Siae: resistenza fino all’ultimo monopolio

martedì 19 aprile 2016


Lo Stato italiano è così ostile alla concorrenza da non promuoverla nemmeno laddove sarebbe obbligatorio farlo. Si prenda la proroga continua delle concessioni demaniali marittime, in contrasto con la direttiva Bolkestein. O il caso del monopolio ancora vigente in Italia per l’attività di intermediazione dei diritti d’autore. Una legge approvata nel 1941 obbliga ancora ad autori e editori di affidare i loro diritti d’autore in via esclusiva alla Siae. Questo monopolio è stato spesso difeso sulla base di pretese economie di scala, nell’intermediazione dei diritti: ma paradossalmente la Siae produce meno guadagni, per gli autori, di quanto non avvenga in Inghilterra, dove i diritti sono gestiti da imprese in concorrenza. Per di più, la Siae è stata sottoposta a gestione commissariale nel 2011: non un bel biglietto da visita, sotto il profilo dell’efficienza gestionale.

Il progresso tecnologico ha messo in crisi il vecchio rapporto artisti- editori-consumatori. Ma, mentre i meccanismi di sfruttamento economico delle opere musicali si adeguano alle nuove tecnologie, la Siae continua a pensare che il suo lavoro sia una questione di “bollini” appiccicati su libri o compact disc.

È appena scaduto il termine per recepire la direttiva europea che stabilisce la libertà di scelta del gestore per i titolari dei diritti d’autore. Nemmeno l’obbligo europeo ha tuttavia convinto il governo italiano che non c’è alcuna ragione per sottrarre alla concorrenza un settore che non presenta motivi di superiore interesse pubblico.
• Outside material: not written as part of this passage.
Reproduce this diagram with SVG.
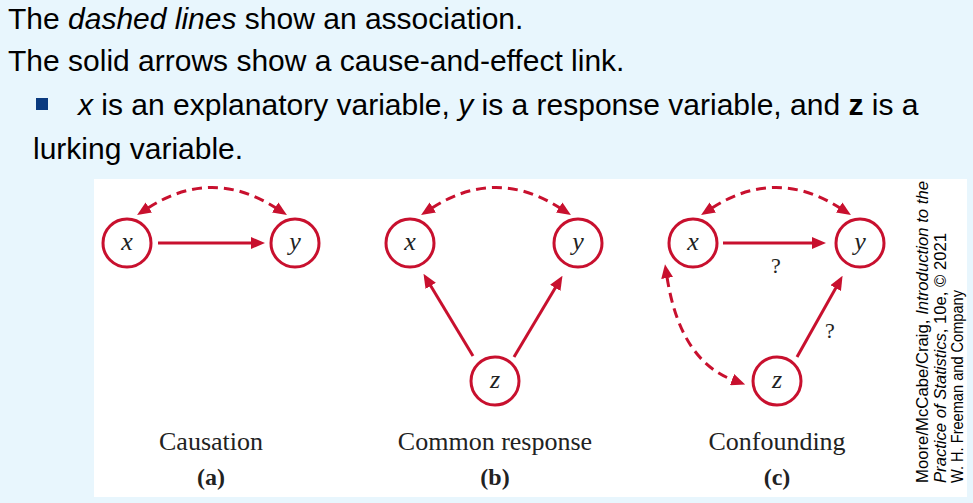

Il ministro dei Beni culturali, Dario Franceschini, ha dichiarato a fine marzo in Parlamento che la direttiva lasciava due alternative all’Italia: riformare la Siae o liberalizzare il mercato. Al momento, nessuna delle due è stata ancora intrapresa, ma delle due è chiaro quale sia la più sgradita. La Siae resta dove sta dai tempi del fascismo, salvata negli anni da maggiori incassi derivanti, ad esempio, dall’iniqua tassa sull’equo compenso, e al tempo stesso autori ed editori devono continuare a iscriversi obbligatoriamente all’ente, se vogliono vedersi riconosciuti e tutelati i diritti di sfruttamento economico sulla diffusione delle loro opere. E nondimeno, di aprire alla concorrenza il ministro pare non avere intenzione.

Se però l’obiettivo finale è, come pare dalle parole dello stesso Franceschini, quello di “andare verso una dimensione europea”, la strada corretta non può che essere l’altra, l’unica compatibile con l’idea stessa di mercato unico europeo, dove la competizione è la garanzia migliore per la circolazione dei beni e dei diritti, compresi quelli immateriali.